-- MATERIAL FOR THE TASK start --
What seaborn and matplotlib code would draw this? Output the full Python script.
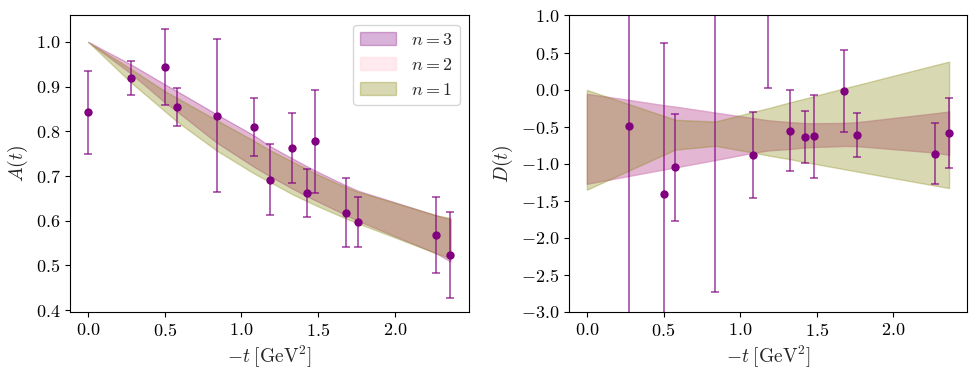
import matplotlib
matplotlib.use("Agg")
import matplotlib.pyplot as plt
import seaborn as sns
import numpy as np

# momentum transfer grid (-t in GeV^2)
t_grid = [0.0, 0.277, 0.5, 0.578, 0.838, 1.085, 1.184, 1.327, 1.425, 1.48, 1.68, 1.76, 2.27, 2.363]

# A(t) data
A_t = [0.0, 0.277, 0.5, 0.578, 0.838, 1.085, 1.184, 1.327, 1.425, 1.48, 1.68, 1.76, 2.27, 2.363]
A_val = [0.843, 0.919, 0.944, 0.854, 0.835, 0.810, 0.692, 0.763, 0.662, 0.778, 0.618, 0.598, 0.568, 0.523]
A_err = [0.093, 0.038, 0.085, 0.042, 0.171, 0.065, 0.080, 0.078, 0.053, 0.115, 0.077, 0.056, 0.084, 0.097]

# A(t) bands
A3_hi = [1.0, 0.95, 0.905, 0.89, 0.838, 0.79, 0.767, 0.74, 0.722, 0.712, 0.679, 0.667, 0.612, 0.603]
A3_lo = [1.0, 0.93, 0.865, 0.845, 0.775, 0.72, 0.70, 0.673, 0.655, 0.646, 0.613, 0.60, 0.527, 0.509]
A2_hi = [1.0, 0.948, 0.902, 0.887, 0.835, 0.787, 0.765, 0.738, 0.72, 0.71, 0.677, 0.666, 0.611, 0.603]
A2_lo = [1.0, 0.93, 0.866, 0.846, 0.777, 0.722, 0.702, 0.675, 0.657, 0.648, 0.614, 0.601, 0.528, 0.51]
A1_hi = [1.0, 0.94, 0.89, 0.875, 0.825, 0.778, 0.758, 0.733, 0.716, 0.706, 0.675, 0.665, 0.612, 0.606]
A1_lo = [1.0, 0.91, 0.845, 0.822, 0.757, 0.705, 0.687, 0.66, 0.644, 0.635, 0.605, 0.594, 0.527, 0.516]

# D(t) data
D_t = [0.277, 0.5, 0.578, 0.838, 1.085, 1.184, 1.327, 1.425, 1.48, 1.68, 1.76, 2.27, 2.363]
D_val = [-0.49, -1.415, -1.051, 1.40, -0.884, 1.90, -0.557, -0.637, -0.628, -0.017, -0.615, -0.866, -0.584]
D_err = [3.60, 2.04, 0.72, 4.135, 0.583, 1.877, 0.545, 0.35, 0.56, 0.555, 0.30, 0.41, 0.47]

# D(t) bands
D3_hi = [-0.058, -0.14, -0.21, -0.23, -0.31, -0.385, -0.415, -0.44, -0.453, -0.455, -0.45, -0.44, -0.32, -0.296]
D3_lo = [-1.271, -1.164, -1.078, -1.05, -0.95, -0.852, -0.82, -0.80, -0.78, -0.775, -0.76, -0.762, -0.85, -0.88]
D2_hi = [-0.06, -0.142, -0.212, -0.232, -0.312, -0.387, -0.417, -0.442, -0.455, -0.457, -0.452, -0.442, -0.322, -0.298]
D2_lo = [-1.269, -1.162, -1.076, -1.048, -0.948, -0.85, -0.818, -0.798, -0.778, -0.773, -0.758, -0.76, -0.848, -0.878]
D1_hi = [-0.004, -0.198, -0.353, -0.408, -0.431, -0.30, -0.25, -0.17, -0.12, -0.09, 0.02, 0.06, 0.33, 0.377]
D1_lo = [-1.352, -1.09, -0.88, -0.81, -0.759, -0.85, -0.89, -0.94, -0.98, -1.0, -1.075, -1.105, -1.295, -1.329]

sns.set_style("ticks")
plt.rcParams["font.family"] = "serif"
plt.rcParams["font.serif"] = ["cmr10", "DejaVu Serif"]
plt.rcParams["mathtext.fontset"] = "cm"
plt.rcParams["axes.formatter.use_mathtext"] = True
plt.rcParams["font.size"] = 14
plt.rcParams["axes.edgecolor"] = "black"
plt.rcParams["xtick.color"] = "black"
plt.rcParams["ytick.color"] = "black"

fig, axes = plt.subplots(1, 2, figsize=(9.77, 3.74), dpi=100)
fig.subplots_adjust(left=0.0717, right=0.990, bottom=0.166, top=0.9586, wspace=0.2515)


def draw_panel(ax, bands, t, val, err, ylabel):
    for (lo, hi, col, lab) in bands:
        ax.fill_between(t_grid, lo, hi, color=col, alpha=0.3, label=lab)
    ax.errorbar(t, val, yerr=err, fmt="none", ecolor=(0.5, 0, 0.5, 0.7),
                elinewidth=1.2, capsize=3, capthick=1.2)
    sns.scatterplot(x=t, y=val, ax=ax, color="purple", s=36, edgecolor="purple",
                    linewidth=0, zorder=5, legend=False)
    ax.set_xlabel(r"$-t\;[\mathrm{GeV}^2]$", fontsize=14)
    ax.set_ylabel(ylabel, fontsize=14)
    ax.set_xticks([0.0, 0.5, 1.0, 1.5, 2.0])
    ax.tick_params(labelsize=13)


draw_panel(axes[0],
           [(A3_lo, A3_hi, "purple", r"$n=3$"),
            (A2_lo, A2_hi, "pink", r"$n=2$"),
            (A1_lo, A1_hi, "olive", r"$n=1$")],
           A_t, A_val, A_err, r"$A(t)$")
axes[0].legend(loc="upper right", fontsize=13)

draw_panel(axes[1],
           [(D3_lo, D3_hi, "purple", r"$n=3$"),
            (D2_lo, D2_hi, "pink", r"$n=2$"),
            (D1_lo, D1_hi, "olive", r"$n=1$")],
           D_t, D_val, D_err, r"$D(t)$")
axes[1].set_ylim(-3, 1)
axes[1].set_yticks(np.arange(-3.0, 1.01, 0.5))
if axes[1].get_legend() is not None:
    axes[1].get_legend().remove()

fig.savefig("out.png", dpi=100)
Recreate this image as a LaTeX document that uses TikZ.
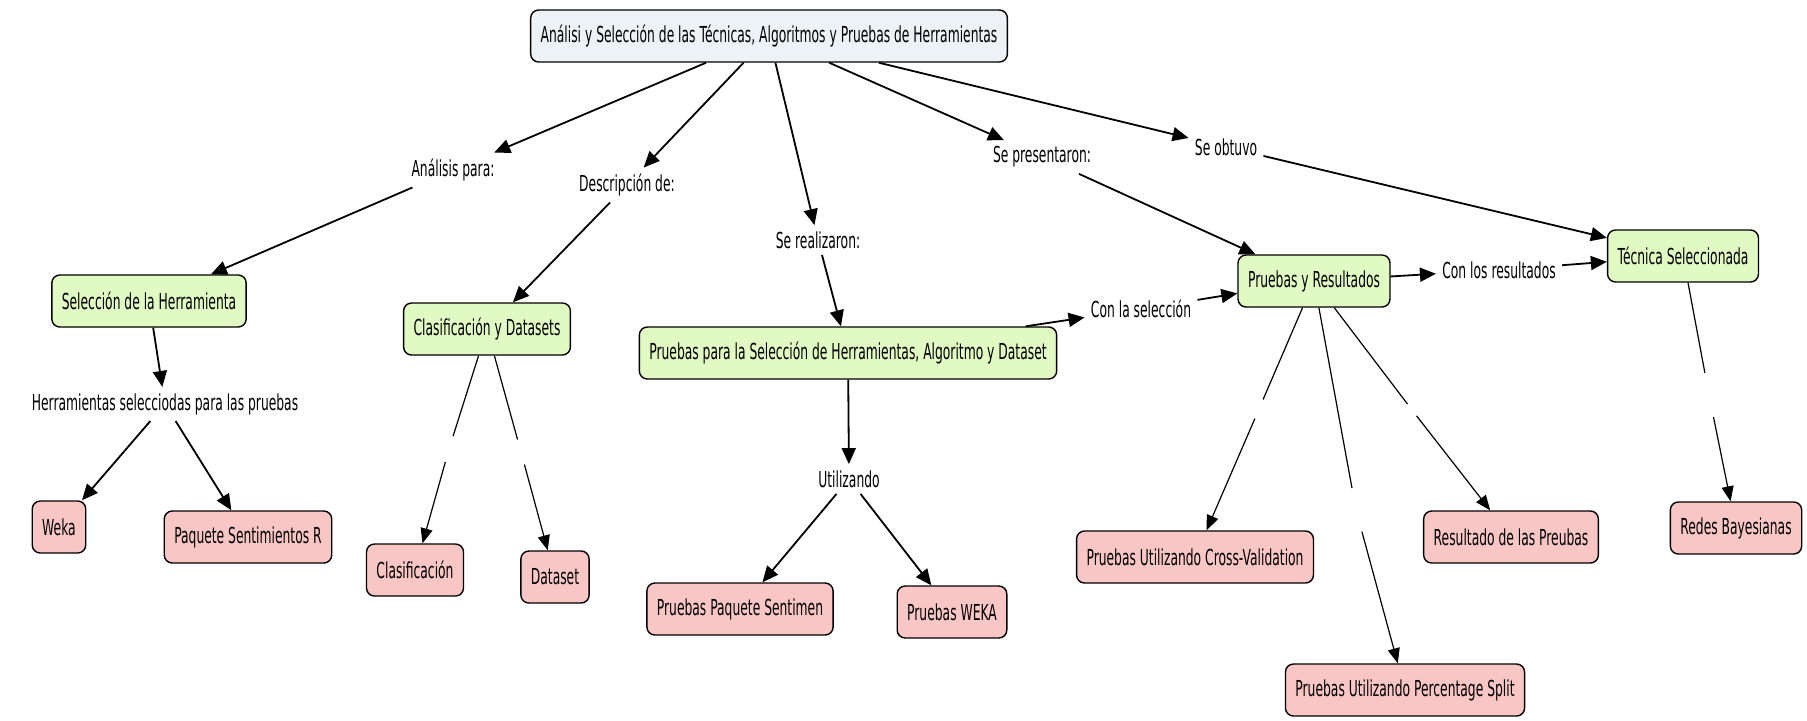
\documentclass[tikz,border=0pt]{standalone}
\usepackage{fontspec}
\setmainfont{DejaVu Sans}[FakeStretch=0.56]
\usepackage{xcolor}
\usetikzlibrary{arrows.meta}
\definecolor{rootblue}{HTML}{ECF2F5}
\definecolor{topicgreen}{HTML}{E1F9C3}
\definecolor{leafpink}{HTML}{F8C6C4}

\begin{document}
\begin{tikzpicture}[x=0.5pt,y=-0.5pt,font=\fontsize{11}{13}\selectfont,
  concept/.style={draw,line width=0.7pt,rounded corners=4pt,minimum height=26pt,inner xsep=5pt},
  root/.style={concept,fill=rootblue},
  topic/.style={concept,fill=topicgreen},
  leaf/.style={concept,fill=leafpink},
  phrase/.style={inner sep=3pt},
  nolabel/.style={circle,inner sep=0pt,minimum size=#1},
  link/.style={line width=0.9pt,-{Triangle[length=8pt,width=7pt]}},
  thinplain/.style={line width=0.6pt},
  thinlink/.style={line width=0.6pt,-{Triangle[length=7.5pt,width=6pt]}}]
  \useasboundingbox (0,0) rectangle (1807,720);
  % concepts and linking phrases
  \node[root] (root) at (769,36) {Análisi y Selección de las Técnicas, Algoritmos y Pruebas de Herramientas};
  \node[phrase] (ana) at (453,170) {Análisis para:};
  \node[phrase] (desc) at (627,185) {Descripción de:};
  \node[phrase] (real) at (818,240) {Se realizaron:};
  \node[phrase] (pres) at (1042,157) {Se presentaron:};
  \node[phrase] (obt) at (1226,147) {Se obtuvo};
  \node[topic] (selh) at (149,301) {Selección de la Herramienta};
  \node[phrase] (hsel) at (165,404) {Herramientas selecciodas para las pruebas};
  \node[leaf] (weka) at (59,527) {Weka};
  \node[leaf] (paq) at (248,537) {Paquete Sentimientos R};
  \node[topic] (clds) at (487,329) {Clasificación y Datasets};
  \node[leaf] (clas) at (415,570) {Clasificación};
  \node[leaf] (data) at (555,577) {Dataset};
  \node[topic] (psel) at (848,353) {Pruebas para la Selección de Herramientas, Algoritmo y Dataset};
  \node[phrase] (util) at (849,479) {Utilizando};
  \node[leaf] (ppaq) at (740,609) {Pruebas Paquete Sentimen};
  \node[leaf] (pweka) at (952,612) {Pruebas WEKA};
  \node[phrase] (csel) at (1141,309) {Con la selección};
  \node[topic] (pyr) at (1314,281) {Pruebas y Resultados};
  \node[phrase] (cres) at (1499,270) {Con los resultados};
  \node[topic] (tec) at (1683,256) {Técnica Seleccionada};
  \node[leaf] (cross) at (1195,557) {Pruebas Utilizando Cross-Validation};
  \node[leaf] (resu) at (1511,537) {Resultado de las Preubas};
  \node[leaf] (split) at (1405,690) {Pruebas Utilizando Percentage Split};
  \node[leaf] (bay) at (1736,528) {Redes Bayesianas};
  % empty linking phrases
  \node[nolabel=13pt] (g1) at (449,449) {};
  \node[nolabel=12.5pt] (g2) at (521,452) {};
  \node[nolabel=10pt] (g3) at (1259,409) {};
  \node[nolabel=22pt] (g4) at (1356,510) {};
  \node[nolabel=7pt] (g5) at (1412,410) {};
  \node[nolabel=22pt] (g6) at (1709,395) {};
  % connectors
  \foreach \a/\b in {root/ana,root/desc,root/real,root/pres,root/obt,ana/selh,desc/clds,real/psel,
    pres/pyr,obt/tec,selh/hsel,hsel/weka,hsel/paq,psel/util,util/ppaq,util/pweka,psel/csel,csel/pyr,
    pyr/cres,cres/tec}
    \draw[link] (\a) -- (\b);
  \foreach \a/\g/\b in {clds/g1/clas,clds/g2/data,pyr/g3/cross,pyr/g4/split,pyr/g5/resu,tec/g6/bay}{
    \draw[thinplain] (\a) -- (\g);
    \draw[thinlink] (\g) -- (\b);
  }
\end{tikzpicture}
\end{document}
-- MATERIAL FOR THE TASK end --
### DIRECTION
Print exactly the first line of the entries and every line after it through the one that contains "import numpy as np", leaving the pictures out.

### TASK RESPONSE
What seaborn and matplotlib code would draw this? Output the full Python script.
import matplotlib
matplotlib.use("Agg")
import matplotlib.pyplot as plt
import seaborn as sns
import numpy as np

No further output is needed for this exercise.